* _STORED ROWS_:
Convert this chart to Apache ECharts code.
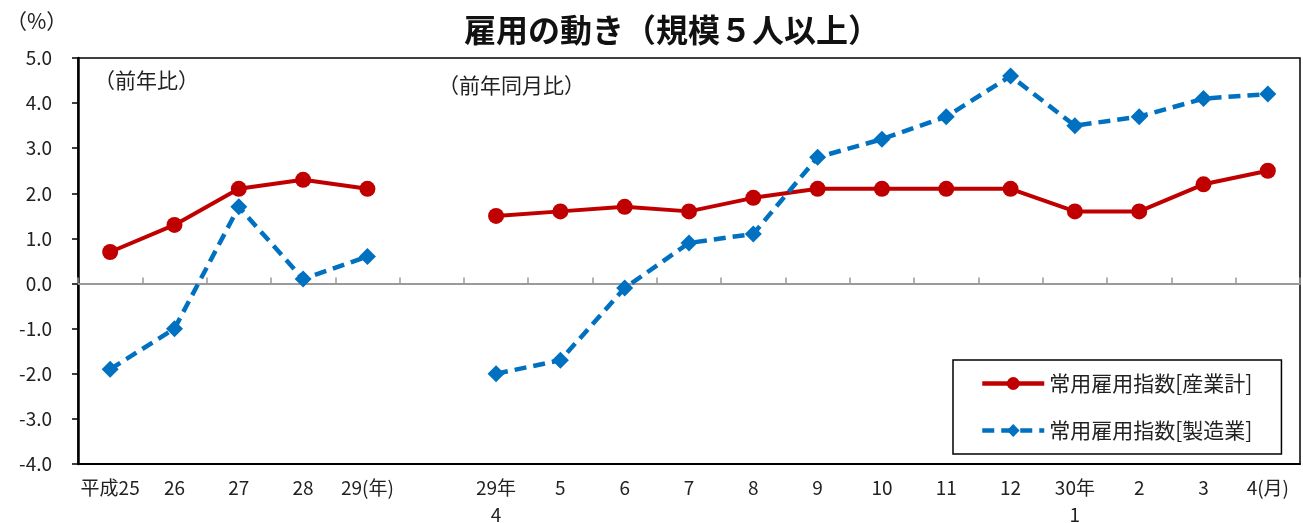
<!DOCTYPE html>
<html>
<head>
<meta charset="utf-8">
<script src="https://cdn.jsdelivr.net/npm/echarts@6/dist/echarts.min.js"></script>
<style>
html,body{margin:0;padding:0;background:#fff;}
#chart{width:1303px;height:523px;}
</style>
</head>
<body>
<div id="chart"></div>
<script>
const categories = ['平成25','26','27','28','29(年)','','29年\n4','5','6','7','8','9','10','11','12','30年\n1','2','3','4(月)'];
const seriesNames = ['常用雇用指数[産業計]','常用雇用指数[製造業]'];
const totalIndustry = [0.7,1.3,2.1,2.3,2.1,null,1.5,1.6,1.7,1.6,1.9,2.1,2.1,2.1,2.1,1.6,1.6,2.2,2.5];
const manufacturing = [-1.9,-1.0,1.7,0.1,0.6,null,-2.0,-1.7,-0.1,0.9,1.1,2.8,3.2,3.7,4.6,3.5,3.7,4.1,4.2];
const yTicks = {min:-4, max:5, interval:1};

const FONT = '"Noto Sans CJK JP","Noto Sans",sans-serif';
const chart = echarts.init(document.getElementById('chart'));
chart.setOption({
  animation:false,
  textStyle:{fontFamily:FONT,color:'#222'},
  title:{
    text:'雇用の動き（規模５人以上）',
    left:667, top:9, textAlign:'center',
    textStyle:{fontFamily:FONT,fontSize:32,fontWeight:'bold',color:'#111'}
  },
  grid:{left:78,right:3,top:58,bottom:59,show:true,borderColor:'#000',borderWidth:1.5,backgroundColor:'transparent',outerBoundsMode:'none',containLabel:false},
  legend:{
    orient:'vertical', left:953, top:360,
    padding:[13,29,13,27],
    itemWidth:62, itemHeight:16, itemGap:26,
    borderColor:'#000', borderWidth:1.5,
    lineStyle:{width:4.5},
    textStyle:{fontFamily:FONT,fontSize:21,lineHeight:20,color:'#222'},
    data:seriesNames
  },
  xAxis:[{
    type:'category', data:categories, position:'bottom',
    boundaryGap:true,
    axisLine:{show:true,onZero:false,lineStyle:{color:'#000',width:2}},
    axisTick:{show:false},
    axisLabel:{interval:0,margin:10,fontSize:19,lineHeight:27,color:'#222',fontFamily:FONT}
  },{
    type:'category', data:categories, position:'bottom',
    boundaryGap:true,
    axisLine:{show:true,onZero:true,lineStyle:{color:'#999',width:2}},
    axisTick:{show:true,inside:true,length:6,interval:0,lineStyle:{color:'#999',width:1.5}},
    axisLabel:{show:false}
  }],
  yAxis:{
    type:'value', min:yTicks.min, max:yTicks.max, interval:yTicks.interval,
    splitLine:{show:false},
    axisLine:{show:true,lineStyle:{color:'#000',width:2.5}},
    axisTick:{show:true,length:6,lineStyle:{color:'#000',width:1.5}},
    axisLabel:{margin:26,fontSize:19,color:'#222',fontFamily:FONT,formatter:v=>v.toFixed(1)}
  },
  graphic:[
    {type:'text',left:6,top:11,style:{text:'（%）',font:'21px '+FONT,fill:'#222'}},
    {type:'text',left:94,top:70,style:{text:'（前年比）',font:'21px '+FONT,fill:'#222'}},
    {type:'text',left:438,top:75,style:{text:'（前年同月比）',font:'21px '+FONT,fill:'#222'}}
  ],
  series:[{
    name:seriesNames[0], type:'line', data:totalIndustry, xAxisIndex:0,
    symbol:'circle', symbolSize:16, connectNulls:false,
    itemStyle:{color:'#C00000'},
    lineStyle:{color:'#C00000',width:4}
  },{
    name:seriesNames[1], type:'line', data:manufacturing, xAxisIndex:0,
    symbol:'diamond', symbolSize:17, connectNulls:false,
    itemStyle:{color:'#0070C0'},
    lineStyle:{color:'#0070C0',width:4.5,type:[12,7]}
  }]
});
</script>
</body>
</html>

...

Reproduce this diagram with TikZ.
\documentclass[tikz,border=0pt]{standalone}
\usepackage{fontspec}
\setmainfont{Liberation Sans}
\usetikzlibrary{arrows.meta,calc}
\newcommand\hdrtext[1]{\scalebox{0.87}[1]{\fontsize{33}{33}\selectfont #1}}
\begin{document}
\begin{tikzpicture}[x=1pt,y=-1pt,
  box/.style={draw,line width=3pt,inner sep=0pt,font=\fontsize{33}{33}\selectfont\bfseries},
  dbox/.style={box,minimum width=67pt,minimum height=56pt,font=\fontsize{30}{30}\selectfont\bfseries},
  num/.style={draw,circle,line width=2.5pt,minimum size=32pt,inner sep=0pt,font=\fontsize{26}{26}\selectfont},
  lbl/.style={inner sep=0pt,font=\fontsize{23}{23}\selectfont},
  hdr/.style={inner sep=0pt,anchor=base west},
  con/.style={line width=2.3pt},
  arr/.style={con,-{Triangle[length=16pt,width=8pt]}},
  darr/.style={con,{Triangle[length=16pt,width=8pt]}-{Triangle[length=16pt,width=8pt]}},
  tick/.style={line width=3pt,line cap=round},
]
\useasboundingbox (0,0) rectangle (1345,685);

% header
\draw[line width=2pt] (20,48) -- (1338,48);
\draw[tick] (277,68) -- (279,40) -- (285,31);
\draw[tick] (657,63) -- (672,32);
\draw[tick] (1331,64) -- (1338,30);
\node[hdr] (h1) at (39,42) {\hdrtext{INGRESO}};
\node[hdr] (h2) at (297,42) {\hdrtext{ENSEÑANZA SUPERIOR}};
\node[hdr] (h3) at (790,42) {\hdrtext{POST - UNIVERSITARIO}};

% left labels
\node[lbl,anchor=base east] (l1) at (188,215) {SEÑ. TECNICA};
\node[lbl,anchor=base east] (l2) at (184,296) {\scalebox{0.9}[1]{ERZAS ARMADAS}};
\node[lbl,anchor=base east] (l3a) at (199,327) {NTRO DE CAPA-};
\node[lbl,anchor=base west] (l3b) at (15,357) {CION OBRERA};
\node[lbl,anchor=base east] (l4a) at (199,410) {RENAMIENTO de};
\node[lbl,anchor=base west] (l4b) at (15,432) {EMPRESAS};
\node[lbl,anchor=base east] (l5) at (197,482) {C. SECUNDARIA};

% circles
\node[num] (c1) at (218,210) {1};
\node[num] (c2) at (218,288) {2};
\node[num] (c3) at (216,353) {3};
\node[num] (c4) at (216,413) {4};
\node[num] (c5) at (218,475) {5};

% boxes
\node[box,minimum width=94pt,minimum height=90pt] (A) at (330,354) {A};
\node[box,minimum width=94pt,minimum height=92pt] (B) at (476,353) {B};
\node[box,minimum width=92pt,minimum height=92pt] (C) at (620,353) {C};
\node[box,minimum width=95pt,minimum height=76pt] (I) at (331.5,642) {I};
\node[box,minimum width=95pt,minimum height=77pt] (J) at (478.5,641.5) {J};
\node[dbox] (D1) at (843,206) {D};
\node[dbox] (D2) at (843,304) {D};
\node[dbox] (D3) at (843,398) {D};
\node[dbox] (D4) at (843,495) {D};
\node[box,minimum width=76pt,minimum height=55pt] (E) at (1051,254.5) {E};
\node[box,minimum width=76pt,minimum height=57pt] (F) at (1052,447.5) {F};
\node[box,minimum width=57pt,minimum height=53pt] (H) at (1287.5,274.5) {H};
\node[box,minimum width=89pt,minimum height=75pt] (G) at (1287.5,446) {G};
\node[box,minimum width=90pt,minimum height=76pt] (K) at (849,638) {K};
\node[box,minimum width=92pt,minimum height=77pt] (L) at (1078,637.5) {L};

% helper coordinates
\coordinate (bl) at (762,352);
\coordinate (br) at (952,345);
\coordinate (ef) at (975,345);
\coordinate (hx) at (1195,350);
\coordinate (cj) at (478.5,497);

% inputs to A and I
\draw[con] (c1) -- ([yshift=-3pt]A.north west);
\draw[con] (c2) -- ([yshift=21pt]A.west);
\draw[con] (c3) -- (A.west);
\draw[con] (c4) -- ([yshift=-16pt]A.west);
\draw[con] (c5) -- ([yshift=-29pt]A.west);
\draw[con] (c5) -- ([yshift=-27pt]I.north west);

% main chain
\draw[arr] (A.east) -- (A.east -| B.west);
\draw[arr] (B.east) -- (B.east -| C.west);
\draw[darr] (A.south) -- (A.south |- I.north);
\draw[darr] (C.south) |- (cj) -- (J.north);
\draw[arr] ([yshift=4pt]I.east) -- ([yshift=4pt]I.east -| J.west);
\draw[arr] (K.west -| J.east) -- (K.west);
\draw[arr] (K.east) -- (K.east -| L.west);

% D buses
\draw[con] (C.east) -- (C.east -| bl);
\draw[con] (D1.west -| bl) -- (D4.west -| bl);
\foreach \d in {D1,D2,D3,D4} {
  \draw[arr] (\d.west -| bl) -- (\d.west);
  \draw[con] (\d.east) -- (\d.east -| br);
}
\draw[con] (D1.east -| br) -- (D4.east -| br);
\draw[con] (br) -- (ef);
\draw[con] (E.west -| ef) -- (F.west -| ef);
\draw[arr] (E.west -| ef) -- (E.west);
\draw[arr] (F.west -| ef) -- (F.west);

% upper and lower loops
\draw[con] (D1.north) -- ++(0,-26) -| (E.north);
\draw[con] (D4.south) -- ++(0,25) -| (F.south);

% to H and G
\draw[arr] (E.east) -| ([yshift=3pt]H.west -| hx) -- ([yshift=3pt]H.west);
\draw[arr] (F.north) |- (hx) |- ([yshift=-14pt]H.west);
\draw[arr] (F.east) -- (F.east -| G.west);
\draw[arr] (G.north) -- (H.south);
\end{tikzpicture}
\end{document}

--

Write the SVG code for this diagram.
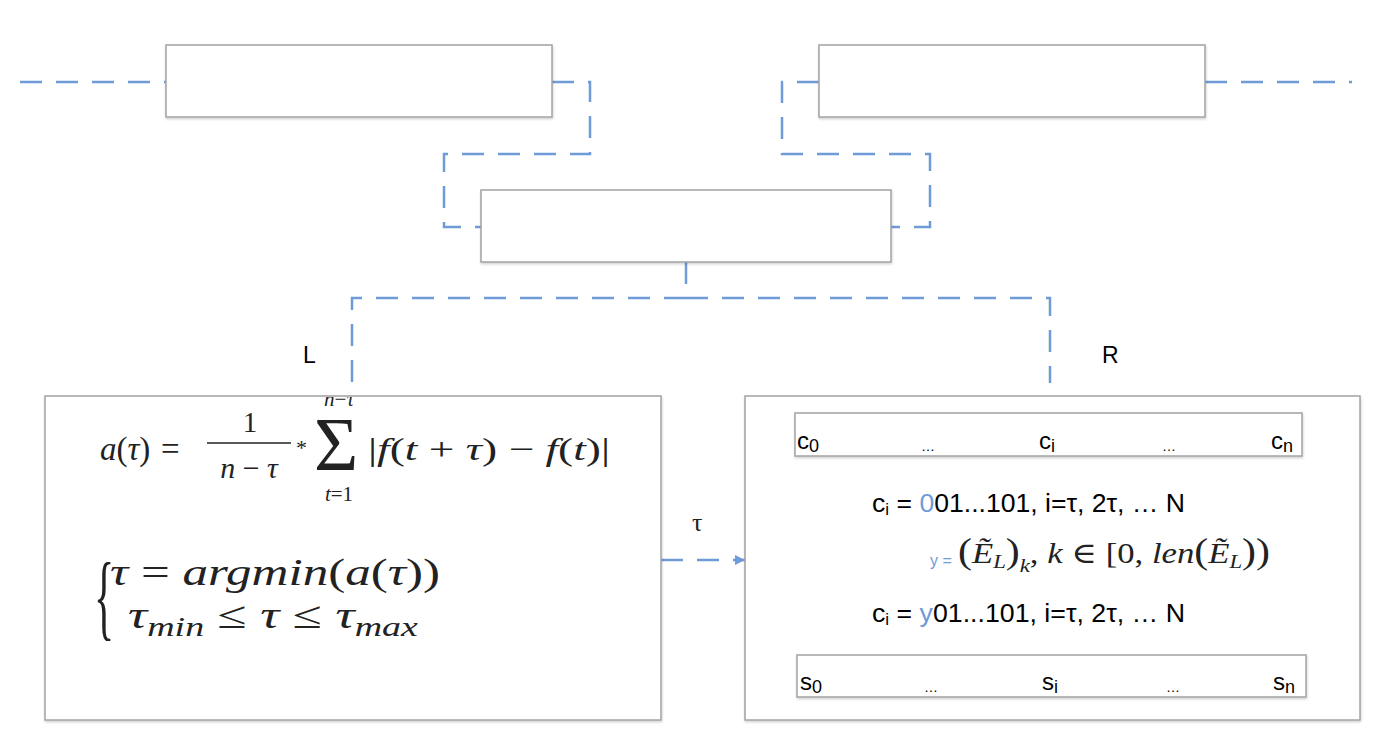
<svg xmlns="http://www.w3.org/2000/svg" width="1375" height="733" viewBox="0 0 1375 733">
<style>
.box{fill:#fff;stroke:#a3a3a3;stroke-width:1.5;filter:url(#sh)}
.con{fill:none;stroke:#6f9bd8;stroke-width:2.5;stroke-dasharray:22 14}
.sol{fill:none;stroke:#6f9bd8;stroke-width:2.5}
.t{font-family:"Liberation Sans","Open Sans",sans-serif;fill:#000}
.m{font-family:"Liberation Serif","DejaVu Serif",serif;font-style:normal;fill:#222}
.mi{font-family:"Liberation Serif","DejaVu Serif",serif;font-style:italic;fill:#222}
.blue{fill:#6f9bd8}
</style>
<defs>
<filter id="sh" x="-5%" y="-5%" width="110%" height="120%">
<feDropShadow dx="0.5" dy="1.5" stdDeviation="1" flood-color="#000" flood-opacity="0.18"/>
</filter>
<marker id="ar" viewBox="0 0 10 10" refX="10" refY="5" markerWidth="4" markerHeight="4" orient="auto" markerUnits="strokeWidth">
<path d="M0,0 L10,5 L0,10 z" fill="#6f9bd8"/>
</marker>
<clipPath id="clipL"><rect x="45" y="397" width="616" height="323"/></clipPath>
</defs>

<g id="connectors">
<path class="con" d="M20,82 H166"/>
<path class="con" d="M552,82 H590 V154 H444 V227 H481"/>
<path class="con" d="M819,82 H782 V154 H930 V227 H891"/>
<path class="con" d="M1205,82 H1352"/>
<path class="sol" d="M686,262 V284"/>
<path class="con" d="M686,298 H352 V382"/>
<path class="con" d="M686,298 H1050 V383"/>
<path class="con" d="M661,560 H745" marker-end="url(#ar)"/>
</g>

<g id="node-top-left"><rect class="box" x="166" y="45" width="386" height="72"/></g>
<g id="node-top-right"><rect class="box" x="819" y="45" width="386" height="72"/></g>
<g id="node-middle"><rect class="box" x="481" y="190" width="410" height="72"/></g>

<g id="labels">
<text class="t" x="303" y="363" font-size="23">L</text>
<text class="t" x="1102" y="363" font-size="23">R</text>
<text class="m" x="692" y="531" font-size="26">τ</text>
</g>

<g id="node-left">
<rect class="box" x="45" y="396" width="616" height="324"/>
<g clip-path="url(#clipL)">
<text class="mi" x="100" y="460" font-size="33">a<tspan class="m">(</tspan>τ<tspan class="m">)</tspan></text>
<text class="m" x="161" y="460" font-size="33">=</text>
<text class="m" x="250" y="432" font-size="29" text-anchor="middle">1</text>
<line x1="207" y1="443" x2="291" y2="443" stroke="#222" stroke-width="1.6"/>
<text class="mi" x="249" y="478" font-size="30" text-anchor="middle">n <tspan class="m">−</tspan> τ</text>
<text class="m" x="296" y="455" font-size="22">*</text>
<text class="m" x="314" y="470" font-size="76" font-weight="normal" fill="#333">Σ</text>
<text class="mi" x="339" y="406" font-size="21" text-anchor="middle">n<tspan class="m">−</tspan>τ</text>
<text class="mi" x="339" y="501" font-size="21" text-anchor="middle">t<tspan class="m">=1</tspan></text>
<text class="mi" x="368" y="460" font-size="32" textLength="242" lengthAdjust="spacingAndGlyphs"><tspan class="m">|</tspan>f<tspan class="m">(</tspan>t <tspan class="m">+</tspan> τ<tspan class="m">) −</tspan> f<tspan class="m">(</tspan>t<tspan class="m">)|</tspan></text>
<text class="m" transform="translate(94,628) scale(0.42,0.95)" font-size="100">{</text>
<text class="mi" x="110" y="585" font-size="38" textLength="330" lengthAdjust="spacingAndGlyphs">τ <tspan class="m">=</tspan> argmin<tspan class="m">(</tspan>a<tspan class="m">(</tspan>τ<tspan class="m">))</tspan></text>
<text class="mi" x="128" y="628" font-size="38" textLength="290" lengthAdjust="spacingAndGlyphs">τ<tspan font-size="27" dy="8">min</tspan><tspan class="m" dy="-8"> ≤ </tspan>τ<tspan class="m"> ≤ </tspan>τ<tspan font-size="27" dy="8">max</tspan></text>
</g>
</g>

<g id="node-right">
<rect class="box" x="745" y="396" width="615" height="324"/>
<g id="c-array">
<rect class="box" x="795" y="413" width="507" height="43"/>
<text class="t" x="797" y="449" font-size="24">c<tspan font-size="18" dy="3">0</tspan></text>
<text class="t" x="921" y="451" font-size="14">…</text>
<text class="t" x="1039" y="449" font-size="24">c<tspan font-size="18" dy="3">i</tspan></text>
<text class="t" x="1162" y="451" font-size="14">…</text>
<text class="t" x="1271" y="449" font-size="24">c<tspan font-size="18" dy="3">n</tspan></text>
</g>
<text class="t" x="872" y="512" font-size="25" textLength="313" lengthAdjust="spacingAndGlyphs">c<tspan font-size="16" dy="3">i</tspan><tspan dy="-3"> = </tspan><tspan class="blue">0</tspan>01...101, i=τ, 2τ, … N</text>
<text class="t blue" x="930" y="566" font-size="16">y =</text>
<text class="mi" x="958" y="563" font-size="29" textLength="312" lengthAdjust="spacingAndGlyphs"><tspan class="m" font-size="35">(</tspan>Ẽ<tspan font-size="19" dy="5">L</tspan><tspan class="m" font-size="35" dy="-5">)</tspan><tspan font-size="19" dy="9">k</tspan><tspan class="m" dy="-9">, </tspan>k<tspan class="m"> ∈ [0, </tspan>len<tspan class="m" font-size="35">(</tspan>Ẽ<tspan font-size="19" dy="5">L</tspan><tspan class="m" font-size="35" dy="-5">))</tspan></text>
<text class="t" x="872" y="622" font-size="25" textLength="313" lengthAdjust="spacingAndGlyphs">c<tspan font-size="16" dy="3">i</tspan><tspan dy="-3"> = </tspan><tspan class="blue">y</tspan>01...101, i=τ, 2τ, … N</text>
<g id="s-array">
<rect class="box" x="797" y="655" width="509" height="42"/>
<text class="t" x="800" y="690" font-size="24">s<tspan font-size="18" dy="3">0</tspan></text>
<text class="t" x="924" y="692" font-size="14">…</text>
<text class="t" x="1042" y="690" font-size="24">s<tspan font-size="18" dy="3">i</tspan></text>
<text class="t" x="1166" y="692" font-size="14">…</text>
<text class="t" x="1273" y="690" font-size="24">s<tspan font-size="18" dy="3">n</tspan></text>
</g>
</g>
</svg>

* _EXERCISE AIM_:
Gather each line holding the string "diagram".

* _FINISHED TASK_:
Reproduce this diagram with TikZ.
Write the SVG code for this diagram.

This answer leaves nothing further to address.